An olympian libertine, Marquand had met Tina through Roger Vadim and, encouraged by her father who was concerned for his daughter’s new lifestyle, married her in 1963 when she was only 17, at a family residence in Provence. Tina was on the cover of Paris-Match. Their wedding guest list read like a who’s who of ‘the scene’. The more well-known faces like Brando had to shuffle around in heavy disguise to avoid the French tabloid menagerie that had crawled in. Mick and Keith were kept in a neighbouring village.
Meanwhile Jean-Pierre Aumont had already taken care of acting lessons for Tina in New York with Stella Adler. Fresh from her training Tina scored a role in Joseph Losey’s Modesty Blaise in 1966, which led her and Christian to London where they took a flat which soon acquired the same party central status as their place in Paris. Marquand had acquired the rights for his friend, the American writer Terry Southern’s novel Candy, and had started working on the film adaptation he was to direct. While in London, Marquand threw a swanky party for Bob Dylan when he arrived in town. Tina was hanging out with Anita Pallenberg, Brian Jones, Deborah Dixon, Robert Fraser and Marianne Faithfull. Nights were spent at the Ad Lib club and days out included visits to crumbling palaces, and drinking wine with her gang in England’s ancient hostelries. Her favourite concert experience was seeing The Who throw their destructive stage power around.

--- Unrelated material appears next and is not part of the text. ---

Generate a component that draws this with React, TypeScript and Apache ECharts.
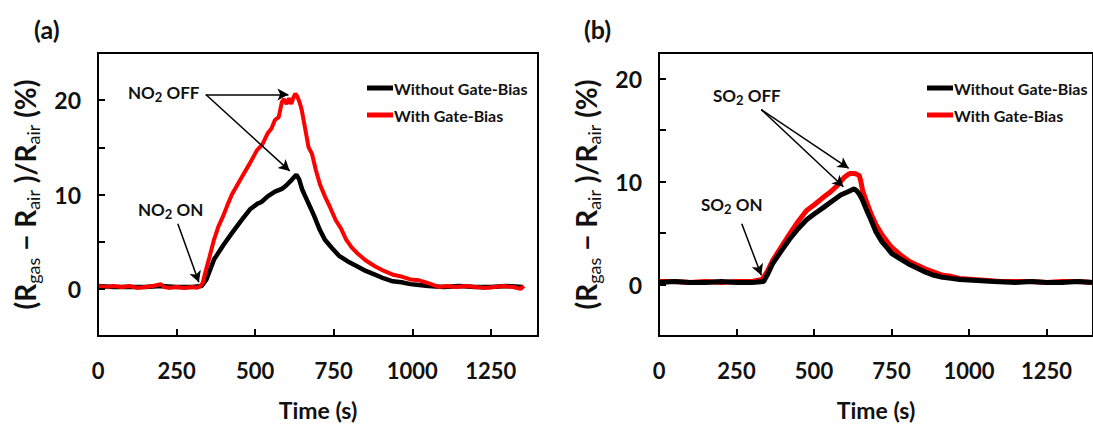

For Tina, Brian Jones’s death marked the close of the London sixties. She’d been very fond of him and like many others in their circle felt that something important about the period had died with Brian. During one of the more intense patches in Jones and Pallenberg’s feisty relationship, Jones turned up at Tina and Christian’s flat convinced that Anita was taking refuge in one of the closets, and woudn’t leave till he had searched the entire place for her.
With Modesty Blaise in the can, Tina went on to film Texas Across The River (1966) with Dean Martin and Alain Delon, but her private life was not so rosy. It was around this time that her marriage to Christian began to show cracks. She had a miscarriage which he seemed to blame her for, and within weeks their three year marriage was over.